Monday, 16 February 2009

Beer, Cotton and Argentina.

Just to the North of the City Centre of Manchester is Ancoats which, for the fan of industrial history, as your scribe today is, can be described as a Victorian theme park. Apart from this transport interchange above, there is a network of old streets, parks, squares and churches, including some of the first corporation housing in the country (Victoria Square, and very nice it is too) which shows the periphery of the industrial might of Manchester, or 'Cottonopolis' as it was known. Alderley Edge shows the grand mansions built for the cotton barons at the end of the new railway, way out in leafy Cheshire, which led to the abandoning of the houses built by the Russian Orthodox mill owners in Broughton, down the road from me, which are built on 'The Cliff'; now all the houses are flats or bedsits, but highly prised by television producers as a Victorian set. Ancoats, however, is occasionally dressed up as New York's garment district a hundred years ago or as seedy alleys for Sherlock Holmes to pursue toughs down. There are still garment manufacturing sweatshops round here, as well as the curry cafes which feed the workers and the kitchen porters of the nearby great hotels - as well as me and many others.

The old markets are still extant, mainly now apartment blocks but many small, independent bars and the occasional brave restaurant have settled here as well as religious bookshops and other (alas) minority interest outlets, attracted by low rents and closeness to town for the intrepid shopper. There is Saint Michael's Church, abandoned by the Roman Catholic Diocese, but still home to a (growing) band of one-time worshippers who meet outside every Sunday and sing hymns. Opus Dei wanted to take the building over, but did not manage to gain the bishop's approval. Now the annual Italian parade of the Madonna from here around town, once symbol of the devotion of the Italians who made their homes and their ice cream factories in Ancoats, is still a major event, bringing traffic to a standstill around town and thousands of wellwishers to line the streets still goes on, but priestly participation is both, unfortunately, political and unlikely to further one's career. This strand of defiance and religion is deeply embedded in the local area, even though the other great event, the annual procession of the Blessed Sacrament through Ancoats with a brass band has gone, the great basilica where it began is boarded-up and falling derelict. We do no better as Anglicans, having shut down the only church in the area years ago, apart from the new Miracles of Fire and Water Ministries on Oldham Road, the only ecclesial community is the long established Particular Baptish Chapel.
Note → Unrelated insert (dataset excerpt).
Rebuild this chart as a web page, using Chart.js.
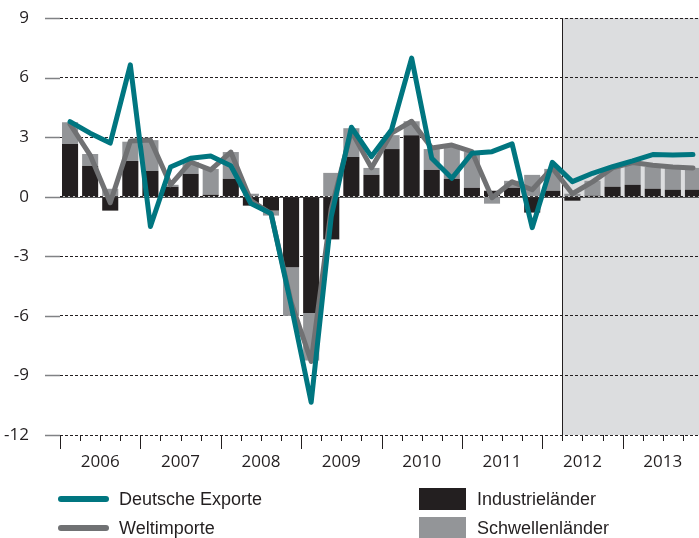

The Smithfield Tavern, one time market pub, is in the centre of this area. It has bedrooms for ten pounds a night and not a few permanent residents. It is a surprising pub and having a conversation about the SSPX there seemed par for the course; real ale attracting a diverse group of people. It appears, I am told, that they are forming two distinct camps. The (fit and well) Rector of La Reja, Mgr. Williamson and Mgr. De Mallerais (Bishop Galaretta has been living in a flat in Madrid for a while, I was told) are marshalling, very quietly, those who have no intention of returning to what they have been describing for years as the 'harlot of Rome' (sounds almost Baptist), to La Reja, where Bishop Williamson still is, as this week's post on his BLOG makes clear. What exactly they plan I do not know, but we shall follow this with great interest, as indeed I am following the news that the TAC /Walsingham story was the product of, let us say, an imaginative mind.

The Pitch Black cask conditioned Stout was the winner, for my taste at least. I shall have to find out where the good real ale pubs in Preston are before I go. Going out for a drink is a rare treat and not one to be wasted on bad beer in a grim pub. Things are a bit busy now, before I move house and go on my pre-ordination retreat in Whalley Abbey and there is, of course, concern at the situation in Forward in Faith potentially mirroring that of the SSPX. We are a little different, I suppose, between the North and the South, let us see how much so.

Finally, a happy picture of the beginning of the Candlemas ceremonies at Stonyhurst College this year, with the Superior of the Community and the previous Rector of the College behind him about to lead the procession to the Chapel.